Welcome to a new ranking of a video game franchise. This time, it’s all about dressing up in purple and calling un-saintly people saints with the Saints Row series. This rank is going to be a little different from others because I am skipping the first game. I have no (legal) way to access the game, so I’m going to start with the second game. To make up for the missing first game, I am going to add Agents of Mayhem to the rank. As always, you can find the rank of the game here. So, let’s get into it.
Taking place 5 years after the first game, you wake up from a coma in prison. The 3rd Street Saints have disbanded, and three gangs have taken control of Stilwater in their place. After breaking out with the help of a friend and helping Johnny Gat get out of a death sentence, you revive the saints and take back the city.
Like I said earlier, I do not have the first Saints Row, which means my judgement of the series is going to be based on this game. I do not know what is different between this game and the last, so for the sake of this ranking I am not going to compare this game to the last and instead say this game is the base game of the series.
One thing I forgot to mention is that I am playing this series on a few different platforms, and that I played this game on PC. This is worth noting because the PC version of this game is hot garbage. The game runs at a frame rate low enough to ask why even put it here in the first place, the controls range from feeling okay to terrible, and there are even small things like seeing an Xbox thumb stick in the middle of the weapon wheel. Also, I had some bad pop-in, with the worst being cars that only spawn on streets you are looking at and de-spawn when you are looking away. I eventually got used to the game’s technical shortcomings, but some of this stuff can’t be shaken off.
Optimization aside, my time with the game was pretty positive. At its core, Saints Row 2 feels like a GTA ripoff but with more raunchy humor and a checkbox open world. The story isn’t anything to write home about, but there are some fun aspects to it. The best way I can sum up my thoughts on this game is something that is fun, but is still trying to find its identity beyond being a GTA clone.
The story is about as basic as it gets: take back the city. The personality of the story lies in the characters and in the world. You are part of the 3rd Street Saints, a gang known for the color purple and the Fleur De Lis symbol. Three other gangs occupy the city. The Brotherhood is a gang known for tattoos, big cars, and heavy metal. The Ronin is Asian gang that seems at war with itself on whether to be futuristic or traditional.
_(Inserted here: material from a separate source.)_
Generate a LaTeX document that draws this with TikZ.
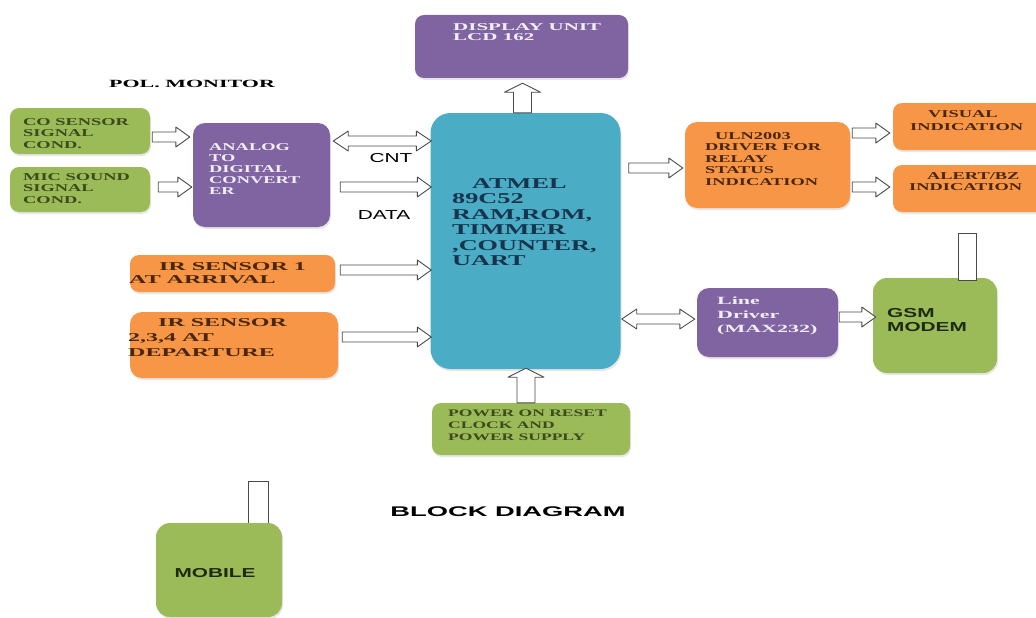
\documentclass[tikz,border=0pt]{standalone}
\usepackage{fontspec}
\setmainfont{Liberation Serif}[FakeStretch=1.75]
\setsansfont{Liberation Sans}[FakeStretch=1.6]
\newfontfamily\wideserif{Liberation Serif}[FakeStretch=2.0]
\newfontfamily\widesans{Liberation Sans}[FakeStretch=1.95]
\usetikzlibrary{calc,shadows}
\definecolor{cgreen}{HTML}{9BBB59}
\definecolor{corange}{HTML}{F79646}
\definecolor{cpurple}{HTML}{8064A2}
\definecolor{cblue}{HTML}{4BACC6}
\definecolor{tgreen}{HTML}{3C4A1C}
\definecolor{torange}{HTML}{4A2608}
\definecolor{tpurple}{HTML}{F2EEF8}
\definecolor{tblue}{HTML}{17344C}
\definecolor{tdark}{HTML}{1E2A10}
\definecolor{arrowc}{HTML}{4A4A4A}
\tikzset{
  box/.style={rounded corners=9pt, draw=none, inner sep=0pt,
    drop shadow={shadow xshift=1pt, shadow yshift=-2pt, opacity=0.2}},
  tx/.style={inner sep=0pt, anchor=north west, align=left},
  antenna/.style={draw=arrowc, fill=white, line width=0.9pt, inner sep=0pt},
  arrbase/.style={draw=arrowc, fill=white, line width=0.9pt, line join=round},
  single/.style={arrbase,
    to path={let \p1=(\tikztostart), \p2=(\tikztotarget),
      \n1={atan2(\y2-\y1,\x2-\x1)}, \n2={veclen(\x2-\x1,\y2-\y1)}, \n3={\n2-\arhl pt} in
      ($(\p1)+(\n1+90:\arsw pt)$) -- ($(\p1)+(\n1:\n3)+(\n1+90:\arsw pt)$)
      -- ($(\p1)+(\n1:\n3)+(\n1+90:\arhw pt)$) -- (\p2)
      -- ($(\p1)+(\n1:\n3)+(\n1-90:\arhw pt)$) -- ($(\p1)+(\n1:\n3)+(\n1-90:\arsw pt)$)
      -- ($(\p1)+(\n1-90:\arsw pt)$) -- cycle}},
  twohead/.style={arrbase,
    to path={let \p1=(\tikztostart), \p2=(\tikztotarget),
      \n1={atan2(\y2-\y1,\x2-\x1)}, \n2={veclen(\x2-\x1,\y2-\y1)}, \n3={\n2-\arhl pt} in
      (\p1) -- ($(\p1)+(\n1:\arhl pt)+(\n1+90:\arhw pt)$) -- ($(\p1)+(\n1:\arhl pt)+(\n1+90:\arsw pt)$)
      -- ($(\p1)+(\n1:\n3)+(\n1+90:\arsw pt)$) -- ($(\p1)+(\n1:\n3)+(\n1+90:\arhw pt)$) -- (\p2)
      -- ($(\p1)+(\n1:\n3)+(\n1-90:\arhw pt)$) -- ($(\p1)+(\n1:\n3)+(\n1-90:\arsw pt)$)
      -- ($(\p1)+(\n1:\arhl pt)+(\n1-90:\arsw pt)$) -- ($(\p1)+(\n1:\arhl pt)+(\n1-90:\arhw pt)$) -- cycle}},
  harr/.style={single, /utils/exec={\def\arsw{5}\def\arhw{10}\def\arhl{14}}},
  dharr/.style={twohead, /utils/exec={\def\arsw{5}\def\arhw{10}\def\arhl{15}}},
  varr/.style={single, /utils/exec={\def\arsw{9}\def\arhw{18}\def\arhl{9}}},
}
\begin{document}
\begin{tikzpicture}[x=1pt,y=-1pt]
\useasboundingbox (0,0) rectangle (1036,618);
\clip (0,0) rectangle (1036,618);

% boxes
\node[box, fill=cpurple, minimum width=213pt, minimum height=63pt] (disp) at (521.5,46.5) {};
\node[box, fill=cblue, rounded corners=20pt, minimum width=190pt, minimum height=256pt] (mcu) at (525.5,241) {};
\node[box, fill=cgreen, minimum width=140pt, minimum height=46pt] (co) at (80,131) {};
\node[box, fill=cgreen, minimum width=140pt, minimum height=45pt] (mic) at (80,189.5) {};
\node[box, fill=cpurple, rounded corners=12pt, minimum width=137pt, minimum height=104pt] (adc) at (261.5,175) {};
\node[box, fill=corange, minimum width=205pt, minimum height=37pt] (ir1) at (232.5,273.5) {};
\node[box, fill=corange, rounded corners=12pt, minimum width=208pt, minimum height=66pt] (ir2) at (234,345) {};
\node[box, fill=corange, rounded corners=12pt, minimum width=165pt, minimum height=86pt] (uln) at (767.5,165) {};
\node[box, fill=corange, minimum width=152pt, minimum height=47pt] (vis) at (969,126.5) {};
\node[box, fill=corange, minimum width=152pt, minimum height=47pt] (alert) at (969,188.5) {};
\node[box, fill=cpurple, rounded corners=12pt, minimum width=141pt, minimum height=69pt] (line) at (767.5,322.5) {};
\node[box, fill=cgreen, rounded corners=14pt, minimum width=124pt, minimum height=95pt] (gsm) at (935,325.5) {};
\node[antenna, minimum width=18pt, minimum height=47pt] (ant1) at (967,256.5) {};
\node[box, fill=cgreen, minimum width=198pt, minimum height=52pt] (pwr) at (531,429) {};
\node[antenna, minimum width=20pt, minimum height=42pt] (ant2) at (258,502) {};
\node[box, fill=cgreen, rounded corners=14pt, minimum width=126pt, minimum height=94pt] (mobile) at (219,570) {};

% texts
\node[tx, text=tpurple, font={\wideserif\bfseries\fontsize{10.5}{10.5}\selectfont}] (dispt) at (453,23) {DISPLAY UNIT\\LCD 162};
\node[tx, text=tblue, font={\bfseries\fontsize{15}{15.5}\selectfont}] (mcut) at (452,178) {\hspace*{20pt}ATMEL\\89C52\\RAM,ROM,\\TIMMER\\,COUNTER,\\UART};
\node[anchor=center, inner sep=0pt, font={\wideserif\bfseries\fontsize{11}{11}\selectfont}] (pol) at (192,84) {POL. MONITOR};
\node[tx, text=tgreen, font={\bfseries\fontsize{10.5}{11.5}\selectfont}] (cot) at (23,118) {CO SENSOR\\SIGNAL\\COND.};
\node[tx, text=tgreen, font={\bfseries\fontsize{10.5}{11.5}\selectfont}] (mict) at (23,173) {MIC SOUND\\SIGNAL\\COND.};
\node[tx, text=tpurple, font={\bfseries\fontsize{10.5}{11}\selectfont}] (adct) at (209,143) {ANALOG\\TO\\DIGITAL\\CONVERT\\ER};
\node[font={\sffamily\fontsize{13}{13}\selectfont}, inner sep=0pt] (cnt) at (391,158) {CNT};
\node[font={\sffamily\fontsize{13}{13}\selectfont}, inner sep=0pt] (data) at (384,215) {DATA};
\node[tx, text=torange, font={\wideserif\bfseries\fontsize{12}{13}\selectfont}] (ir1t) at (129,262) {\hspace*{30pt}IR SENSOR 1\\AT ARRIVAL};
\node[tx, text=torange, font={\wideserif\bfseries\fontsize{12}{15}\selectfont}] (ir2t) at (128,318) {\hspace*{30pt}IR SENSOR\\2,3,4 AT\\DEPARTURE};
\node[tx, text=torange, font={\bfseries\fontsize{10.5}{11.5}\selectfont}] (ulnt) at (705,132) {\hspace*{10pt}ULN2003\\DRIVER FOR\\RELAY\\STATUS\\INDICATION};
\node[tx, text=torange, font={\bfseries\fontsize{10.5}{13}\selectfont}] (vist) at (910,110) {\hspace*{18pt}VISUAL\\INDICATION};
\node[tx, text=torange, font={\bfseries\fontsize{10.5}{11.5}\selectfont}] (alertt) at (909,172) {\hspace*{18pt}ALERT/BZ\\INDICATION};
\node[tx, text=tpurple, font={\wideserif\bfseries\fontsize{11}{14}\selectfont}] (linet) at (717,297) {Line\\Driver\\(MAX232)};
\node[tx, text=tdark, font={\sffamily\bfseries\fontsize{13}{14}\selectfont}] (gsmt) at (887,308) {GSM\\MODEM};
\node[tx, text=tgreen, font={\bfseries\fontsize{10}{12}\selectfont}] (pwrt) at (448,410) {POWER ON RESET\\CLOCK AND\\POWER SUPPLY};
\node[text=tdark, inner sep=0pt, font={\sffamily\bfseries\fontsize{13}{13}\selectfont}] (mobt) at (215,573) {MOBILE};
\node[inner sep=0pt, font={\widesans\bfseries\fontsize{14}{14}\selectfont}] (bd) at (508,512) {BLOCK DIAGRAM};

% arrows
\draw[harr] ($(co.east)+(2,6)$) to ($(co.east -| adc.west)+(-3,6)$);
\draw[harr] ($(mic.east)+(8,-2.5)$) to ($(mic.east -| adc.west)+(-1,-2.5)$);
\draw[dharr] ($(adc.east)+(3,-34)$) to ($(adc.east -| mcu.west)+(1,-34)$);
\draw[harr] ($(adc.east)+(10,12)$) to ($(adc.east -| mcu.west)+(1,12)$);
\draw[harr] ($(ir1.east)+(5,-3.5)$) to ($(ir1.east -| mcu.west)+(1,-3.5)$);
\draw[harr] ($(ir2.east)+(4,-8)$) to ($(ir2.east -| mcu.west)+(1,-8)$);
\draw[harr] ($(uln.west -| mcu.east)+(8,3)$) to ($(uln.west)+(-2,3)$);
\draw[harr] ($(vis.west -| uln.east)+(2,6.5)$) to ($(vis.west)+(-3,6.5)$);
\draw[harr] ($(alert.west -| uln.east)+(2,-1.5)$) to ($(alert.west)+(-3,-1.5)$);
\draw[dharr] ($(line.west -| mcu.east)+(1,-3.5)$) to ($(line.west)+(-2,-3.5)$);
\draw[harr] ($(line.east)+(1,-5.5)$) to ($(line.east -| gsm.west)+(3,-5.5)$);
\draw[varr] ($(mcu.south |- pwr.north)+(0.5,0)$) to ($(mcu.south)+(0.5,-1)$);
\draw[varr] ($(mcu.north)+(-3,0)$) to ($(mcu.north |- disp.south)+(-3,5)$);
\end{tikzpicture}
\end{document}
Finally, the Sons of Samedi are a Haitian Voodoo gang who use fear and drugs to control part of the city. Each gang is unique, and each (including the Saints) have their own cast of main and side characters that tell a different story of success and downfall. On top of that, you can choose whatever gang you want to tackle in any order. The only issue I had with the story is with the end, as for it takes around 15 missions to completely wipe each gang, but only three to take over the game’s mega-corporation with its own army. Still, the story isn’t anything memorable, the humor misses but isn’t annoying either, and the small parts around the edges are just that: small.
Saints Row 2 is a third-person shooter with an open world that feels as basic as most other open worlds. I know this game came out before the industry ran off with the checkbox open-world design, but it is a little hard to play this game with that context. Still, there are experiences offered in this game that are unique. Outside of the main missions, the biggest activity to do are called, well, activities. These activities range from throwing yourself into traffic for insurance money to covering houses in septic tank fluid. The activities are varied, unique, sometimes pretty fun, and fun all around. The biggest issue with activities, though, is that I never felt like I truly enjoyed them because the main missions. To play main missions, you need respect points, and the best way to build up respect points are activities. This meant activities for me were a form of grinding just to play the main missions more than a fun side thing to do in Stilwater. Still, the activities add flavor to the game.
Other than activities, there are smaller tasks available, like stunt jumps and spots to graffiti. Unfortunately, the smaller activities are not marked on the map, and the mini-game tied to graffiti spraying feels awful. As for the city itself, it isn’t anything remarkable, but there are some issues with it. For starters, there is no fast traveling, even though the map is on the smaller side. The second issue is that the city feels desolate, though this could be because of the game’s poor PC port.
One thing that definitely surprised me with this game is how much customization there is. The game has a character creator, and there is a surprising amount of options available. Vehicles, gang member, clothing, and more can be heavily customized as well. There is also plenty of music to find around, and the stations you want to hear or not hear can be chosen as well. The one place where customization and choice isn’t so great is with weapons, as for there is no way to tell which weapon is better than the other.
Before I wrap up this rank blog, I want to mention this game has both co-op and multiplayer. I don’t plan on playing either of these modes in any of the Saints Row games, but I do appreciate both options being there.
In conclusion, Saints Row 2 is a game on the way to forming its own identity and gameplay style, but one that isn’t quite there yet. I still had fun with this game, and I can see a diamond starting to form out of the coal, even with its terrible optimization. I am excited to see how the series will turn out over the next few entries based on what is here. This game is at the number one spot right now (obviously), but I think it will stay pretty high on the list by the time I reach the end.